Si l’analyse du passé ne suffit plus pour quantifier et évaluer les risques, quelles sont les alternatives qui s’offrent aux assureurs ? 

Nous sommes face à la néces­si­té de repen­ser notre rai­son­ne­ment et notre métho­do­lo­gie pour appré­hen­der les risques, en inté­grant notam­ment ces nou­veaux fac­teurs déter­mi­nants que sont l’augmentation de la fré­quence et de l’intensité.

Aujourd’hui, l’ensemble des acteurs du mar­ché y tra­vaillent, mais nous ne sommes pas encore tota­le­ment au point. Nous capi­ta­li­sons d’ores et déjà sur les nou­velles tech­no­lo­gies comme l’intelligence arti­fi­cielle et ses algo­rithmes pour faire des pro­jec­tions qui intègrent ces fac­teurs. Nous devons encore four­nir des efforts consi­dé­rables pour pro­gres­ser en matière d’analyse pré­dic­tive. Nous devons éga­le­ment faire évo­luer nos algo­rithmes pour pou­voir faire des simu­la­tions de ce type. 

Nous en sommes encore aux pré­mices de cette trans­for­ma­tion majeure de notre sec­teur qui impac­te­ra éga­le­ment la rela­tion avec nos assu­rés. Nous devrons, en effet, nous ins­crire dans une démarche d’échanges avec ces der­niers pour leur per­mettre de mieux com­prendre les ana­lyses et les pro­jec­tions que nous réa­li­sons afin de déter­mi­ner leurs primes. Au-delà de notre façon de tra­vailler, c’est aus­si notre rela­tion avec nos assu­rés qui a voca­tion à évoluer. 

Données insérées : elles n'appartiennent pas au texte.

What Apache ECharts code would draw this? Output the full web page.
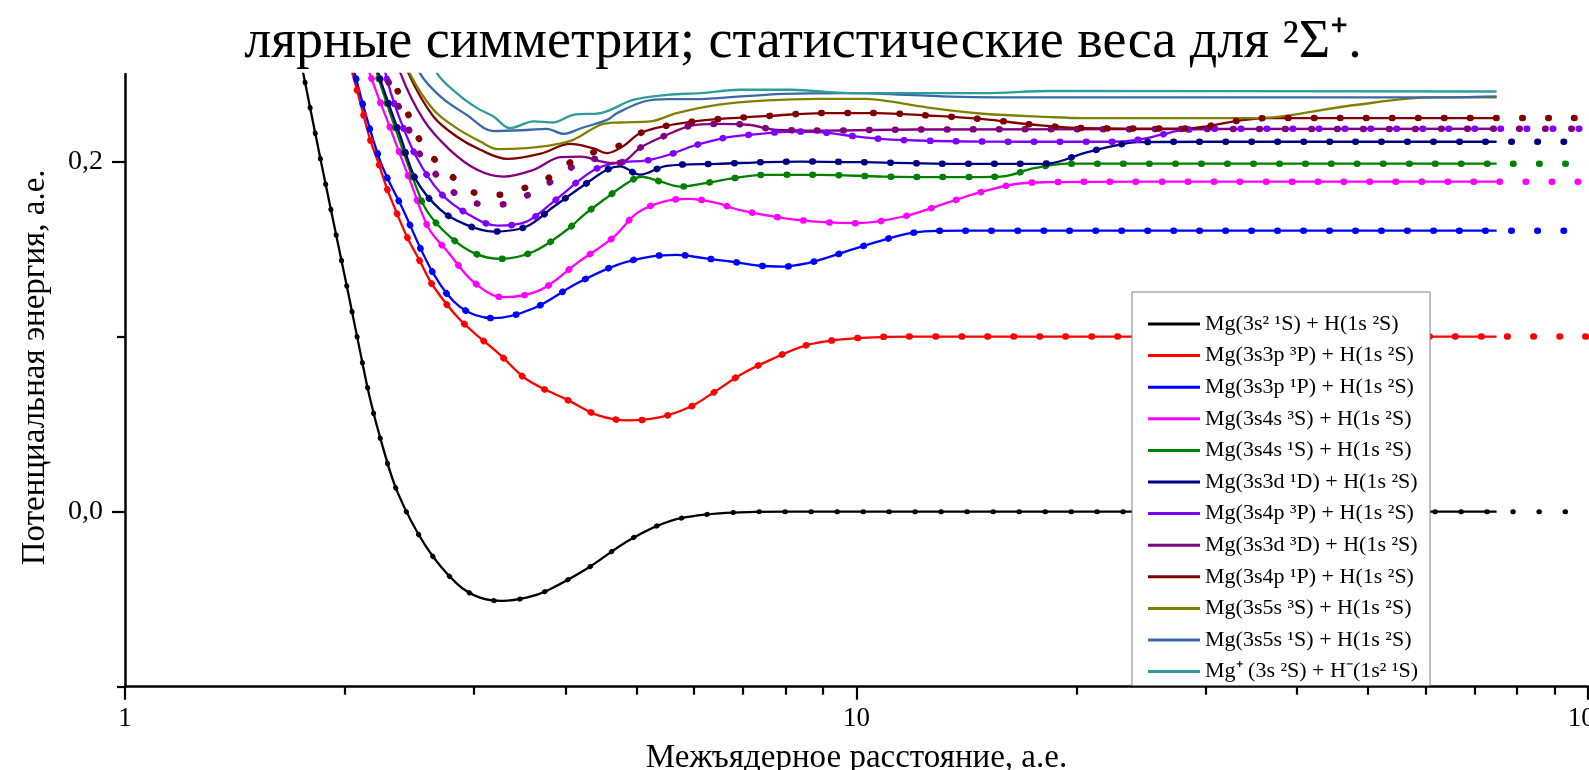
<!DOCTYPE html>
<html><head><meta charset="utf-8">
<script src="https://cdn.jsdelivr.net/npm/echarts@6/dist/echarts.min.js"></script>
<style>html,body{margin:0;padding:0;background:#fff}#c{width:1589px;height:770px}</style>
</head><body><div id="c"></div>
<script>
const FONT = '"Liberation Serif","Times New Roman",serif';
const titleText = 'лярные симметрии; статистические веса для ²Σ⁺.';
const xName = 'Межъядерное расстояние, а.е.';
const yName = 'Потенциальная энергия, а.е.';
const xMajorTicks = [1, 10, 100];
const xMinorTicks = [2, 3, 4, 5, 6, 7, 8, 9, 20, 30, 40, 50, 60, 70, 80, 90];
const yMajorTicks = [0, 0.2];
const yMinorTicks = [-0.1, 0.1];

const names = [
  'Mg(3s² ¹S) + H(1s ²S)',
  'Mg(3s3p ³P) + H(1s ²S)',
  'Mg(3s3p ¹P) + H(1s ²S)',
  'Mg(3s4s ³S) + H(1s ²S)',
  'Mg(3s4s ¹S) + H(1s ²S)',
  'Mg(3s3d ¹D) + H(1s ²S)',
  'Mg(3s4p ³P) + H(1s ²S)',
  'Mg(3s3d ³D) + H(1s ²S)',
  'Mg(3s4p ¹P) + H(1s ²S)',
  'Mg(3s5s ³S) + H(1s ²S)',
  'Mg(3s5s ¹S) + H(1s ²S)',
  'Mg⁺ (3s ²S) + H⁻(1s² ¹S)'
];
const colors = ['#000000','#ff0000','#0000ff','#ff00ff','#008000','#000080','#8000ff','#800080','#800000','#808000','#3a6aa6','#2e9c9c'];

// solid curves [R, E]
const s3s2_1S = [[1.735,0.26],[1.752,0.2507],[1.851,0.201],[1.950,0.1553],[2.028,0.121],[2.094,0.0924],[2.164,0.064],[2.243,0.0393],[2.36,0.0107],[2.58,-0.02],[2.84,-0.041],[3.05,-0.049],[3.28,-0.051],[3.55,-0.049],[3.78,-0.045],[4.3,-0.032],[4.9,-0.016],[5.6,-0.005],[6.5,-0.001],[8,0],[15,0],[30,0],[75,0]];
const s3s3p_3P = [[2.031,0.2552],[2.075,0.241],[2.118,0.2267],[2.164,0.2124],[2.221,0.1991],[2.28,0.1848],[2.353,0.1705],[2.429,0.1571],[2.533,0.1427],[2.641,0.1286],[2.873,0.1095],[3.258,0.0895],[3.547,0.0753],[4.031,0.0637],[4.436,0.055],[4.88,0.0521],[5.372,0.0538],[5.909,0.0596],[6.302,0.0666],[6.934,0.0781],[7.627,0.0867],[8.58,0.0953],[10.0,0.0991],[12.0,0.1],[75,0.1]];
const s3s3p_1P = [[2.04,0.262],[2.06,0.2505],[2.23,0.201],[2.4,0.1724],[2.64,0.136],[2.87,0.117],[3.19,0.1105],[3.62,0.1162],[4.15,0.1305],[4.71,0.141],[5.23,0.1457],[5.68,0.1467],[6.18,0.1448],[6.73,0.1429],[7.32,0.1406],[7.95,0.14],[8.58,0.142],[9.21,0.1457],[10.0,0.1505],[10.9,0.1553],[11.86,0.1591],[12.9,0.1604],[16,0.1605],[75,0.1605]];
const s3s4s_3S = [[2.13,0.262],[2.16,0.2505],[2.3,0.22],[2.46,0.1877],[2.6,0.162],[2.76,0.1486],[3.0,0.131],[3.29,0.1225],[3.70,0.1267],[4.15,0.142],[4.66,0.157],[5.01,0.1705],[5.45,0.1771],[5.9,0.1787],[6.45,0.1762],[6.9,0.1724],[7.95,0.1677],[9.02,0.1654],[10.0,0.1648],[11.6,0.1686],[13.45,0.1771],[14.9,0.1829],[16.6,0.1873],[18.4,0.1882],[25,0.1885],[75,0.1885]];
const s3s4s_1S = [[2.18,0.262],[2.21,0.2505],[2.38,0.2105],[2.5,0.1857],[2.59,0.1714],[2.78,0.1571],[3.0,0.1477],[3.26,0.1444],[3.62,0.1486],[4.02,0.161],[4.24,0.1695],[4.51,0.178],[4.86,0.1877],[5.08,0.1913],[5.4,0.1885],[5.74,0.1857],[6.18,0.1875],[6.8,0.1905],[7.5,0.1924],[8.84,0.1924],[10.9,0.1914],[13.45,0.1911],[15.74,0.1914],[17.5,0.1962],[19.4,0.1988],[25,0.1988],[75,0.1988]];
const s3s3d_1D = [[2.2,0.262],[2.22,0.2505],[2.38,0.2143],[2.5,0.1895],[2.70,0.1724],[2.93,0.1638],[3.19,0.16],[3.54,0.1629],[3.85,0.174],[4.28,0.1877],[4.56,0.1953],[4.75,0.1972],[5.06,0.1925],[5.5,0.1975],[6.45,0.1987],[8.38,0.2],[10.9,0.1994],[13.45,0.1987],[17.5,0.1987],[18.4,0.199],[20.46,0.2048],[22.3,0.2086],[24.2,0.2111],[30,0.2113],[75,0.2113]];
const s3s4p_3P = [[2.25,0.262],[2.27,0.2505],[2.35,0.2296],[2.5,0.2029],[2.70,0.182],[2.93,0.1705],[3.23,0.1634],[3.54,0.1657],[3.85,0.177],[4.37,0.195],[4.74,0.1994],[5.17,0.2006],[5.6,0.2045],[5.99,0.209],[6.58,0.2134],[7.16,0.2153],[8.21,0.2171],[9.02,0.2166],[9.81,0.2147],[10.9,0.2128],[12.1,0.212],[14.9,0.2114],[20,0.2113],[22.3,0.2113],[24.2,0.2124],[26.1,0.2153],[28,0.2181],[32,0.2187],[75,0.2187]];
const s3s3d_3D = [[2.36,0.262],[2.38,0.2505],[2.56,0.2238],[2.78,0.2067],[3.03,0.1953],[3.29,0.1914],[3.62,0.1953],[3.94,0.2025],[4.2,0.2028],[4.56,0.1994],[4.74,0.1992],[5.08,0.2083],[5.51,0.2153],[5.93,0.2204],[6.45,0.2215],[7.1,0.221],[7.79,0.2181],[9,0.2177],[12,0.2183],[75,0.2187]];
const s3s4p_1P = [[2.41,0.262],[2.44,0.2505],[2.64,0.2257],[2.84,0.2143],[3.06,0.2067],[3.33,0.2015],[3.70,0.2045],[4.06,0.2101],[4.37,0.2075],[4.56,0.2048],[4.79,0.2086],[5.06,0.2162],[5.51,0.2205],[6.0,0.2229],[6.45,0.2242],[7.63,0.2261],[9.02,0.2277],[10.67,0.2277],[12.5,0.2263],[14.9,0.2242],[17.5,0.221],[20.46,0.2191],[28,0.2188],[33.5,0.2235],[36.5,0.2248],[75,0.2248]];
const s3s5s_3S = [[2.42,0.262],[2.45,0.2505],[2.64,0.2296],[2.84,0.2191],[3.06,0.2114],[3.23,0.2071],[3.54,0.2077],[3.85,0.2095],[4.1,0.2124],[4.47,0.221],[4.74,0.2223],[5.23,0.2229],[5.68,0.2277],[6.45,0.2324],[7.55,0.2349],[8.84,0.2358],[10.3,0.2358],[11.1,0.2343],[12.7,0.2305],[14.9,0.2273],[18.4,0.2254],[20.5,0.2248],[35.3,0.2248],[47.4,0.232],[61.6,0.2366],[75,0.2366]];
const s3s5s_1S = [[2.5,0.262],[2.53,0.2505],[2.70,0.2371],[2.93,0.2267],[3.19,0.2174],[3.54,0.218],[3.77,0.2187],[3.98,0.2158],[4.2,0.219],[4.56,0.2238],[4.71,0.2277],[5.12,0.2343],[5.51,0.2357],[6.13,0.2357],[6.45,0.2362],[7.95,0.2387],[9.81,0.2391],[13.45,0.2371],[19,0.2366],[60,0.2366],[75,0.2372]];
const sIonic = [[2.64,0.262],[2.67,0.2505],[2.84,0.2391],[3.03,0.2305],[3.19,0.2257],[3.36,0.2191],[3.62,0.2229],[3.85,0.2223],[4.10,0.2267],[4.47,0.2277],[4.96,0.2353],[5.51,0.2381],[6.13,0.2391],[6.93,0.241],[8.12,0.241],[9.81,0.2391],[14.9,0.2391],[18.4,0.2403],[75,0.24]];

// dotted curves that differ from the solid ones
const d3s3d_3D = [[2.26,0.26],[2.28,0.2486],[2.35,0.2343],[2.43,0.221],[2.5,0.2077],[2.63,0.1953],[2.77,0.1848],[2.98,0.1766],[3.24,0.1753],[3.49,0.1794],[3.73,0.1857],[4.0,0.1943],[4.32,0.202],[4.56,0.1994],[4.74,0.1992],[5.08,0.2083],[5.51,0.2153],[5.93,0.2204],[6.45,0.2215],[7.1,0.221],[7.79,0.2181],[9,0.2177],[12,0.2183],[100,0.2187]];
const d3s4p_1P = [[2.33,0.255],[2.36,0.24],[2.44,0.2267],[2.52,0.2134],[2.64,0.2019],[2.80,0.1914],[3.0,0.1823],[3.25,0.181],[3.51,0.1848],[3.77,0.19],[4.08,0.2],[4.44,0.2063],[4.74,0.209],[5.06,0.2162],[5.51,0.2205],[6.0,0.2229],[6.45,0.2242],[7.63,0.2261],[9.02,0.2277],[10.67,0.2277],[12.5,0.2263],[14.9,0.2242],[17.5,0.221],[20.46,0.2191],[28,0.2188],[33.5,0.2235],[36.5,0.2248],[100,0.2248]];
// asymptotic values where the dotted curves continue to R = 100
const dotTailR = 100;
const dotTails = [0, 0.1, 0.1605, 0.1885, 0.1988, 0.2113, 0.2187];

const solid = [s3s2_1S, s3s3p_3P, s3s3p_1P, s3s4s_3S, s3s4s_1S, s3s3d_1D, s3s4p_3P, s3s3d_3D, s3s4p_1P, s3s5s_3S, s3s5s_1S, sIonic];
const dotted = [];
dotTails.forEach((t, i) => dotted.push({c: i, data: solid[i].concat([[dotTailR, t]])}));
dotted.push({c: 7, data: d3s3d_3D});
dotted.push({c: 8, data: d3s4p_1P});

const series = [];
solid.forEach((d, i) => series.push({
  name: names[i], type: 'line', data: d, smooth: 0.35, symbol: 'none', showSymbol: false,
  xAxisIndex: 0, yAxisIndex: 0, z: 2, silent: true,
  lineStyle: {color: colors[i], width: 2.3}, itemStyle: {color: colors[i]}
}));
dotted.forEach(d => series.push({
  type: 'line', data: d.data, smooth: 0.35, symbol: 'none', showSymbol: false,
  xAxisIndex: 0, yAxisIndex: 0, z: 3, silent: true,
  lineStyle: {color: colors[d.c], width: d.c === 0 ? 5 : 6.5, type: [0.5, 25.5], cap: 'round'}
}));

const chart = echarts.init(document.getElementById('c'), null, {renderer: 'canvas'});
const tickStyle = {color: '#000', width: 2.2};
chart.setOption({
  animation: false,
  backgroundColor: '#fff',
  grid: {left: 125, right: 1, top: 74, bottom: 83.3, containLabel: false, outerBoundsMode: 'none'},
  graphic: [{
    type: 'text', x: 803, y: 43, silent: true,
    style: {text: titleText, fontSize: 54, fontFamily: FONT, fill: '#000', align: 'center', verticalAlign: 'middle'}
  }],
  legend: {
    data: names, orient: 'vertical', left: 1132, top: 292,
    backgroundColor: '#fff', borderColor: '#808080', borderWidth: 1,
    padding: [21, 12, 3, 16], itemGap: 9.6, itemWidth: 52, itemHeight: 3, icon: 'rect',
    selectedMode: false,
    textStyle: {fontFamily: FONT, fontSize: 22, color: '#000', lineHeight: 22}
  },
  xAxis: [{
    type: 'log', logBase: 10, min: 1, max: 100, position: 'bottom',
    axisLine: {show: true, onZero: false, lineStyle: {color: '#000', width: 2.5}},
    axisTick: {show: true, length: 8, lineStyle: tickStyle, customValues: xMinorTicks},
    axisLabel: {show: false}, splitLine: {show: false}, minorTick: {show: false}
  }, {
    type: 'log', logBase: 10, min: 1, max: 100, position: 'bottom',
    axisLine: {show: false, onZero: false},
    axisTick: {show: true, length: 13, lineStyle: tickStyle, customValues: xMajorTicks},
    axisLabel: {show: true, customValues: xMajorTicks, fontFamily: FONT, fontSize: 27, color: '#000', margin: 19, formatter: v => String(v)},
    splitLine: {show: false},
    name: xName, nameLocation: 'middle', nameGap: 55,
    nameTextStyle: {fontFamily: FONT, fontSize: 33, color: '#000'}
  }],
  yAxis: [{
    type: 'value', min: -0.1, max: 0.25, position: 'left',
    axisLine: {show: true, onZero: false, lineStyle: {color: '#000', width: 2.5}},
    axisTick: {show: true, length: 8, lineStyle: tickStyle, customValues: yMinorTicks},
    axisLabel: {show: false}, splitLine: {show: false}
  }, {
    type: 'value', min: -0.1, max: 0.25, position: 'left',
    axisLine: {show: false, onZero: false},
    axisTick: {show: true, length: 13, lineStyle: tickStyle, customValues: yMajorTicks},
    axisLabel: {show: true, customValues: yMajorTicks, fontFamily: FONT, fontSize: 28, color: '#000', margin: 22,
      formatter: v => Number(v).toFixed(1).replace('.', ',')},
    splitLine: {show: false},
    name: yName, nameLocation: 'middle', nameGap: 73, nameRotate: 90,
    nameTextStyle: {fontFamily: FONT, fontSize: 33, color: '#000', padding: [0, 0, 0, 26]}
  }],
  series: series
});
</script></body></html>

Selon vous quels sont les principaux enjeux auxquels le secteur est confronté sur le moyen terme ? 

Le pre­mier enjeu, à mon sens, est celui du capi­tal humain. Pour appré­hen­der au mieux ces enjeux et ces évo­lu­tions tou­jours plus rapides et fré­quentes, le sec­teur doit pou­voir s’appuyer sur des actuaires et des sous­crip­teurs aux com­pé­tences avé­rées. Face à la mul­ti­pli­ca­tion des risques, il est aus­si impor­tant d’avoir des équipes spé­cia­li­sées par typo­lo­gie de risque afin de mieux com­prendre les métiers de nos assu­rés et leurs évolutions. 

Cette connais­sance fine des risques et des assu­rés est plus que jamais fon­da­men­tale, car une quan­ti­fi­ca­tion et une tari­fi­ca­tion erro­nées des risques peuvent mettre en dan­ger la péren­ni­té même d’une assu­rance, si elle ne dis­pose pas des réserves finan­cières adé­quates. Il y a donc éga­le­ment un enjeu fort de mon­tée en com­pé­tences à tous les plans (juri­dique, ana­lyse des risques, pré­dic­tion, tari­fi­ca­tion…) et d’optimisation des pro­ces­sus pour abor­der avec tou­jours plus de per­ti­nence la ges­tion des risques des entre­prises et le déve­lop­pe­ment de nou­veaux risques. Si nous ne le fai­sons pas, les acteurs des nou­velles tech­no­lo­gies, eux, le feront.